Мужчина в обтянутых панталонах пропел один, потом пропела она. Потом оба замолкли, заиграла музыка, и мужчина стал перебирать пальцами руку девицы в белом платье, очевидно выжидая опять такта, чтобы начать свою партию вместе с нею. Они пропели вдвоем, и все в театре стали хлопать и кричать, а мужчина и женщина на сцене, которые изображали влюбленных, стали, улыбаясь и разводя руками, кланяться.
‹…›
Во втором акте были картоны, изображающие монументы, и была дыра в полотне, изображающая луну, и абажуры на рампе подняли, и стали играть в басу трубы и контрабасы, и справа и слева вышло много людей в черных мантиях. Люди стали махать руками, и в руках у них было что-то вроде кинжалов; потом прибежали еще какие-то люди и стали тащить прочь ту девицу, которая была прежде в белом, а теперь в голубом платье. Они не утащили ее сразу, а долго с ней пели, а потом уже ее утащили, и за кулисами ударили три раза во что-то металлическое, и все стали на колени и запели молитву. Несколько раз все эти действия прерывались восторженными криками зрителей.
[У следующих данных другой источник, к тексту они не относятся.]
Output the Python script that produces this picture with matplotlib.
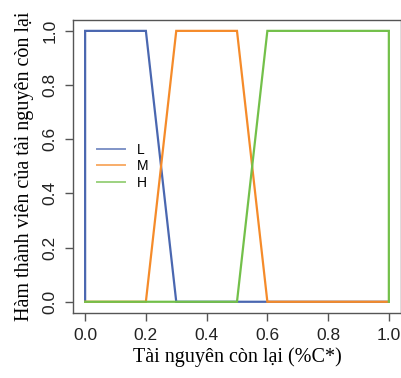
import matplotlib
matplotlib.use("Agg")
import matplotlib.pyplot as plt

# Membership functions (x = remaining resource fraction, y = membership)
x_low = [0.0, 0.0, 0.2, 0.3, 1.0]
y_low = [0.0, 1.0, 1.0, 0.0, 0.0]
x_mid = [0.0, 0.2, 0.3, 0.5, 0.6, 1.0]
y_mid = [0.0, 0.0, 1.0, 1.0, 0.0, 0.0]
x_high = [0.0, 0.5, 0.6, 1.0, 1.0]
y_high = [0.0, 0.0, 1.0, 1.0, 0.0]

labels = ["L", "M", "H"]
colors = ["#4a67b0", "#f58b2a", "#73c04a"]
ticks = [0.0, 0.2, 0.4, 0.6, 0.8, 1.0]
tick_labels = ["0.0", "0.2", "0.4", "0.6", "0.8", "1.0"]

fig = plt.figure(figsize=(4.01, 3.78), dpi=100)
ax = fig.add_axes([0.182, 0.173, 0.818, 0.774])

for xs, ys, lab, col in zip([x_low, x_mid, x_high], [y_low, y_mid, y_high],
                            labels, colors):
    ax.plot(xs, ys, color=col, linewidth=1.6, label=lab,
            solid_joinstyle="miter")

ax.set_xlim(-0.04, 1.04)
ax.set_ylim(-0.04, 1.04)
ax.set_xticks(ticks)
ax.set_xticklabels(tick_labels)
ax.set_yticks(ticks)
ax.set_yticklabels(tick_labels, rotation=90, va="center")

for lbl in ax.get_xticklabels() + ax.get_yticklabels():
    lbl.set_fontfamily("Liberation Sans")
    lbl.set_fontsize(12.5)
    lbl.set_color("#222222")
ax.tick_params(direction="out", length=6, width=1, color="#555555", pad=5)

for sp in ax.spines.values():
    sp.set_color("#555555")
    sp.set_linewidth(1)

ax.set_xlabel("Tài nguyên còn lại (%C*)", family="Liberation Serif",
              fontsize=14.5, labelpad=3)
ax.set_ylabel("Hàm thành viên của tài nguyên còn lại", family="Liberation Serif",
              fontsize=14.5, labelpad=6)

leg = ax.legend(loc="center left", bbox_to_anchor=(0.035, 0.50), frameon=False,
                handlelength=2.0, handletextpad=0.9, labelspacing=0.2,
                prop={"family": "Liberation Sans", "size": 10})
for h in leg.get_lines():
    h.set_alpha(0.7)
    h.set_linewidth(1.4)

fig.savefig("out.png", dpi=100)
Отрывок этот длинный, продолжать его не стоит, и, кроме того, именно он обычно приводится для пояснения термина В. Шкловского.
Однако этот девственный по отношению к опере слушатель, изображаемый Л. Н. Толстым (о нем будет сказано далее), все-таки знает многое и упоминает это: будочка суфлера, такт, партия, второй акт, рампа, трубы и контрабасы, кулисы. Так что он, видимо, не впервые в оперном театре.
Поразительно и интересно то, что именно такой прием употребляет Марсель Пруст в последней части своего великого романа – в «Обретенном времени». Герой, старик, получает по прежнему приглашение на прием к принцам Германтским, у которых (и вообще в этом кругу) он не был около двадцати лет, проведя время в клинике, и ему начинает казаться, что все участвуют в каком-то карнавале, «бале масок», многих он не узнает, да и сам не понимает, что и он уже старик и не хочет в это верить [Proust, 1987]. Так,
Принц, встречающий вновь прибывших, еще выглядел этаким добродушным королем карнавала, каким мне довелось его увидеть впервые, но на этот раз, словно чересчур увлекшись правилами игры, он наклеил себе белоснежную бороду и, казалось, исполнял одну из ролей в театрализованных сценках «аллегории возраста». Усы его тоже были белыми, как если бы на них осел иней с ветвей, меж которыми пробирался по заколдованному лесу Мальчик-с-пальчик [Пруст, 2001: 242].